## start

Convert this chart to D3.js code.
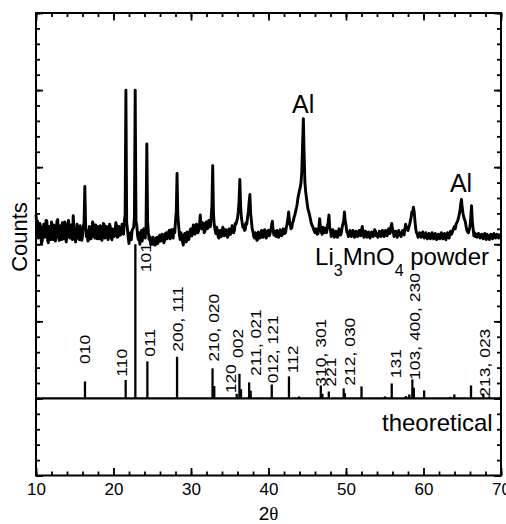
<!DOCTYPE html>
<html>
<head>
<meta charset="utf-8">
<script src="https://cdn.jsdelivr.net/npm/d3@7/dist/d3.min.js"></script>
<style>
  html, body { margin: 0; padding: 0; background: #fff; }
  svg { display: block; font-family: "Liberation Sans", Arial, sans-serif; }
</style>
</head>
<body>
<svg id="chart" width="506" height="524"></svg>
<script>
// Measured XRD pattern of Li3MnO4 powder: counts sampled every 0.1 degree 2-theta from 10 to 70
const thetaStart = 10;
const thetaStep = 0.1;
const measuredCounts = [
  3380, 3250, 3300, 3080, 3100, 3270, 3220, 3010, 3040, 3200,   // 10
  3260, 3090, 3130, 3310, 3300, 3050, 3020, 3230, 3180, 3060,   // 11
  3290, 3120, 3060, 3250, 3230, 3040, 3110, 3300, 3320, 3100,   // 12
  3050, 3240, 3190, 3060, 3280, 3150, 3070, 3290, 3240, 3030,   // 13
  3120, 3260, 3310, 3090, 3080, 3250, 3210, 3060, 3370, 3200,   // 14
  3150, 3030, 3090, 3260, 3200, 3080, 3060, 3240, 3170, 3050,   // 15
  3110, 3230, 3280, 3750, 3260, 3100, 3180, 3040, 3060, 3230,   // 16
  3210, 3070, 3120, 3290, 3260, 3100, 3080, 3250, 3190, 3070,   // 17
  3230, 3110, 3070, 3240, 3200, 3050, 3110, 3270, 3250, 3080,   // 18
  3090, 3230, 3170, 3060, 3130, 3260, 3220, 3080, 3060, 3200,   // 19
  3190, 3100, 3150, 3280, 3240, 3090, 3100, 3230, 3200, 3120,   // 20
  3140, 3260, 3230, 3130, 3300, 3380, 5000, 3280, 3200, 3090,   // 21
  3010, 3120, 3150, 3060, 3180, 3200, 3220, 3350, 5000, 3300,   // 22
  3250, 3120, 3060, 3150, 3000, 3070, 3180, 3040, 3120, 3200,   // 23
  3160, 3080, 3250, 4300, 3300, 3150, 3060, 3100, 3000, 3050,   // 24
  3000, 3090, 3040, 2990, 2990, 3080, 3090, 3010, 3030, 3110,   // 25
  3120, 3040, 3060, 3130, 3100, 3020, 3050, 3140, 3150, 3070,   // 26
  3090, 3160, 3180, 3070, 3110, 3190, 3140, 3080, 3200, 3150,   // 27
  3300, 3420, 3920, 3380, 3250, 3120, 3060, 3150, 3120, 3040,   // 28
  2990, 3100, 3140, 3050, 3030, 3160, 3150, 3060, 3100, 3190,   // 29
  3200, 3110, 3140, 3250, 3230, 3130, 3160, 3260, 3240, 3150,   // 30
  3180, 3250, 3380, 3220, 3200, 3280, 3260, 3150, 3170, 3280,   // 31
  3290, 3200, 3210, 3310, 3300, 3230, 3350, 3500, 4020, 3400,   // 32
  3250, 3190, 3140, 3220, 3190, 3100, 3080, 3170, 3180, 3100,   // 33
  3130, 3220, 3200, 3110, 3120, 3190, 3170, 3090, 3110, 3200,   // 34
  3190, 3130, 3160, 3240, 3210, 3150, 3180, 3270, 3260, 3300,   // 35
  3340, 3420, 3560, 3840, 3500, 3350, 3280, 3220, 3250, 3180,   // 36
  3190, 3280, 3260, 3350, 3420, 3550, 3645, 3400, 3300, 3200,   // 37
  3160, 3100, 3080, 3150, 3130, 3050, 3060, 3160, 3140, 3080,   // 38
  3090, 3180, 3170, 3090, 3120, 3190, 3150, 3080, 3110, 3170,   // 39
  3180, 3110, 3140, 3180, 3250, 3300, 3170, 3120, 3170, 3110,   // 40
  3100, 3180, 3160, 3090, 3120, 3190, 3170, 3110, 3130, 3200,   // 41
  3190, 3140, 3150, 3220, 3260, 3330, 3420, 3300, 3250, 3200,   // 42
  3210, 3280, 3300, 3350, 3380, 3430, 3470, 3520, 3600, 3650,   // 43
  3700, 3740, 3800, 3950, 4300, 4630, 4150, 3800, 3680, 3600,   // 44
  3520, 3450, 3420, 3380, 3330, 3280, 3250, 3230, 3200, 3170,   // 45
  3150, 3200, 3190, 3130, 3140, 3210, 3330, 3220, 3170, 3130,   // 46
  3220, 3170, 3150, 3210, 3190, 3150, 3240, 3280, 3380, 3220,   // 47
  3180, 3100, 3120, 3190, 3160, 3090, 3100, 3170, 3150, 3090,   // 48
  3120, 3200, 3180, 3120, 3150, 3220, 3260, 3300, 3420, 3300,   // 49
  3250, 3160, 3150, 3100, 3120, 3180, 3160, 3100, 3130, 3180,   // 50
  3150, 3090, 3110, 3170, 3140, 3100, 3120, 3180, 3160, 3110,   // 51
  3180, 3230, 3150, 3090, 3120, 3170, 3140, 3090, 3100, 3160,   // 52
  3130, 3080, 3110, 3160, 3150, 3100, 3130, 3190, 3170, 3110,   // 53
  3140, 3090, 3120, 3170, 3160, 3100, 3130, 3180, 3150, 3100,   // 54
  3120, 3180, 3170, 3110, 3140, 3200, 3190, 3140, 3230, 3270,   // 55
  3200, 3160, 3100, 3130, 3170, 3150, 3090, 3120, 3180, 3120,   // 56
  3150, 3100, 3130, 3180, 3160, 3120, 3200, 3260, 3200, 3190,   // 57
  3180, 3220, 3250, 3300, 3350, 3420, 3400, 3480, 3420, 3300,   // 58
  3200, 3150, 3130, 3090, 3100, 3150, 3140, 3090, 3110, 3160,   // 59
  3130, 3080, 3100, 3150, 3120, 3070, 3090, 3140, 3110, 3070,   // 60
  3100, 3150, 3120, 3070, 3090, 3140, 3110, 3060, 3080, 3130,   // 61
  3100, 3070, 3120, 3150, 3090, 3070, 3110, 3140, 3080, 3060,   // 62
  3120, 3150, 3100, 3080, 3140, 3170, 3130, 3150, 3180, 3210,   // 63
  3230, 3200, 3260, 3280, 3300, 3340, 3380, 3430, 3520, 3580,   // 64
  3470, 3400, 3350, 3320, 3290, 3230, 3180, 3160, 3150, 3190,   // 65
  3230, 3350, 3500, 3300, 3200, 3110, 3150, 3100, 3130, 3090,   // 66
  3100, 3140, 3120, 3080, 3090, 3130, 3110, 3070, 3110, 3140,   // 67
  3100, 3060, 3130, 3110, 3090, 3060, 3110, 3130, 3100, 3070,   // 68
  3120, 3140, 3090, 3080, 3110, 3130, 3100, 3080, 3120, 3090,   // 69
  3100                                                          // 70
];

// Calculated reflections: position (2-theta) and relative intensity (%)
const refTheta = [16.32, 21.57, 22.82, 24.37, 28.20, 32.78, 33.00, 35.90, 36.25, 36.45,
                  37.50, 37.70, 40.42, 42.64, 43.95, 46.75, 46.95, 47.78, 49.70, 49.85,
                  52.00, 55.03, 55.90, 57.74, 58.17, 58.56, 58.75, 60.08, 63.50, 63.98,
                  66.13, 67.72, 68.50, 69.90];
const refIntensity = [11, 12, 100, 24, 27, 19.5, 8, 3, 16, 6,
                      10.4, 5, 9, 14.3, 1.3, 8.4, 3, 4.5, 6.5, 3.5,
                      7.8, 1.3, 9.7, 1.5, 2.6, 12.3, 7, 5.2, 1, 2.6,
                      8.4, 3.2, 1.3, 1];

// Miller-index annotations: text, 2-theta and count level where each label starts
const hklText  = ["010", "110", "101", "011", "200, 111", "210, 020", "120", "002",
                  "211, 021", "012, 121", "112", "310, 301", "221", "212, 030",
                  "131", "103, 400, 230", "213, 023"];
const hklTheta = [16.32, 21.14, 24.15, 24.67, 28.28, 32.97, 35.12, 36.10,
                  38.39, 40.58, 43.12, 46.77, 48.06, 50.52,
                  56.41, 58.90, 67.94];
const hklBase  = [1447, 1282, 2636, 1541, 1606, 1476, 1066, 1524,
                  1291, 1196, 1326, 1152, 1152, 1165,
                  1261, 1239, 1022];

// Axis ticks
const xMajorTicks = [10, 20, 30, 40, 50, 60, 70];
const xMinorTicks = d3.range(10, 70.001, 2);
const yMajorTicks = d3.range(0, 6001, 1000);
const yMinorTicks = d3.range(0, 6001, 200);

// The calculated pattern sits on an offset baseline below the measured one
const theoreticalOffset = 1000;
const countsPerPercent = 20;

const svg = d3.select("#chart");
const x = d3.scaleLinear().domain([10, 70]).range([36, 501]);
const y = d3.scaleLinear().domain([0, 6000]).range([475.5, 13]);

// ---- measured pattern ----
const line = d3.line()
  .x((d, i) => x(thetaStart + i * thetaStep))
  .y(d => y(d));
svg.append("path")
  .datum(measuredCounts)
  .attr("d", line)
  .attr("fill", "none")
  .attr("stroke", "#000")
  .attr("stroke-width", 2.9)
  .attr("stroke-linejoin", "round");

// ---- theoretical pattern ----
svg.append("line")
  .attr("x1", x(10)).attr("x2", x(70))
  .attr("y1", y(theoreticalOffset)).attr("y2", y(theoreticalOffset))
  .attr("stroke", "#000").attr("stroke-width", 2.2);

svg.append("g").selectAll("line")
  .data(refTheta)
  .join("line")
  .attr("x1", d => x(d)).attr("x2", d => x(d))
  .attr("y1", y(theoreticalOffset))
  .attr("y2", (d, i) => y(theoreticalOffset + refIntensity[i] * countsPerPercent))
  .attr("stroke", "#000")
  .attr("stroke-width", 2.3);

// hkl labels, rotated to read upward
svg.append("g").selectAll("text")
  .data(hklText)
  .join("text")
  .attr("transform", (d, i) => `translate(${x(hklTheta[i])},${y(hklBase[i])}) rotate(-90) scale(1.25,1)`)
  .attr("dy", "0.35em")
  .attr("font-size", 14)
  .attr("fill", "#000")
  .text(d => d);

// ---- axes (ticks point inward on all four sides) ----
function styleAxis(g) {
  g.select(".domain").remove();
  g.selectAll(".tick line").attr("stroke", "#000").attr("stroke-width", 1.8);
  g.selectAll(".tick text").attr("fill", "#000").attr("font-size", 17)
    .attr("font-family", "'Liberation Sans', Arial, sans-serif");
}

svg.append("g")
  .attr("transform", `translate(0,${y(0)})`)
  .call(d3.axisBottom(x).tickValues(xMinorTicks).tickSize(-4).tickFormat(""))
  .call(styleAxis);
svg.append("g")
  .attr("transform", `translate(0,${y(0)})`)
  .call(d3.axisBottom(x).tickValues(xMajorTicks).tickSize(-7.5).tickPadding(7).tickFormat(d3.format("d")))
  .call(styleAxis);

svg.append("g")
  .attr("transform", `translate(0,${y(6000)})`)
  .call(d3.axisTop(x).tickValues(xMinorTicks).tickSize(-4).tickFormat(""))
  .call(styleAxis);
svg.append("g")
  .attr("transform", `translate(0,${y(6000)})`)
  .call(d3.axisTop(x).tickValues(xMajorTicks).tickSize(-7.5).tickFormat(""))
  .call(styleAxis);

svg.append("g")
  .attr("transform", `translate(${x(10)},0)`)
  .call(d3.axisLeft(y).tickValues(yMinorTicks).tickSize(-4).tickFormat(""))
  .call(styleAxis);
svg.append("g")
  .attr("transform", `translate(${x(10)},0)`)
  .call(d3.axisLeft(y).tickValues(yMajorTicks).tickSize(-7).tickFormat(""))
  .call(styleAxis);

svg.append("g")
  .attr("transform", `translate(${x(70)},0)`)
  .call(d3.axisRight(y).tickValues(yMinorTicks).tickSize(-4).tickFormat(""))
  .call(styleAxis);
svg.append("g")
  .attr("transform", `translate(${x(70)},0)`)
  .call(d3.axisRight(y).tickValues(yMajorTicks).tickSize(-7).tickFormat(""))
  .call(styleAxis);

// plot frame
svg.append("rect")
  .attr("x", x(10)).attr("y", y(6000))
  .attr("width", x(70) - x(10)).attr("height", y(0) - y(6000))
  .attr("fill", "none").attr("stroke", "#000").attr("stroke-width", 2);

// ---- annotations ----
svg.append("text")
  .attr("x", x(44.48)).attr("y", y(4703))
  .attr("text-anchor", "middle").attr("font-size", 25)
  .text("Al");
svg.append("text")
  .attr("x", x(64.84)).attr("y", y(3678))
  .attr("text-anchor", "middle").attr("font-size", 25)
  .text("Al");

const sample = svg.append("text")
  .attr("x", x(68.45)).attr("y", y(2731))
  .attr("text-anchor", "end").attr("font-size", 24);
sample.append("tspan").text("Li");
sample.append("tspan").attr("font-size", 16).attr("dy", 11).text("3");
sample.append("tspan").attr("dy", -11).text("MnO");
sample.append("tspan").attr("font-size", 16).attr("dy", 11).text("4");
sample.append("tspan").attr("dy", -11).text(" powder");

svg.append("text")
  .attr("x", x(68.93)).attr("y", y(581))
  .attr("text-anchor", "end").attr("font-size", 24)
  .text("theoretical");

// axis titles
svg.append("text")
  .attr("transform", "translate(27,237) rotate(-90)")
  .attr("text-anchor", "middle").attr("font-size", 22)
  .text("Counts");

const xTitle = svg.append("text")
  .attr("x", x(40)).attr("y", 520)
  .attr("text-anchor", "middle").attr("font-size", 19);
xTitle.append("tspan").text("2");
xTitle.append("tspan").attr("font-family", "'Liberation Serif', serif").text("θ");
</script>
</body>
</html>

## end

WHAT IS BEING ASKED
Find each line with the string "chart" and copy it out.

CORRECT OUTPUT
Convert this chart to D3.js code.
<svg id="chart" width="506" height="524"></svg>
const svg = d3.select("#chart");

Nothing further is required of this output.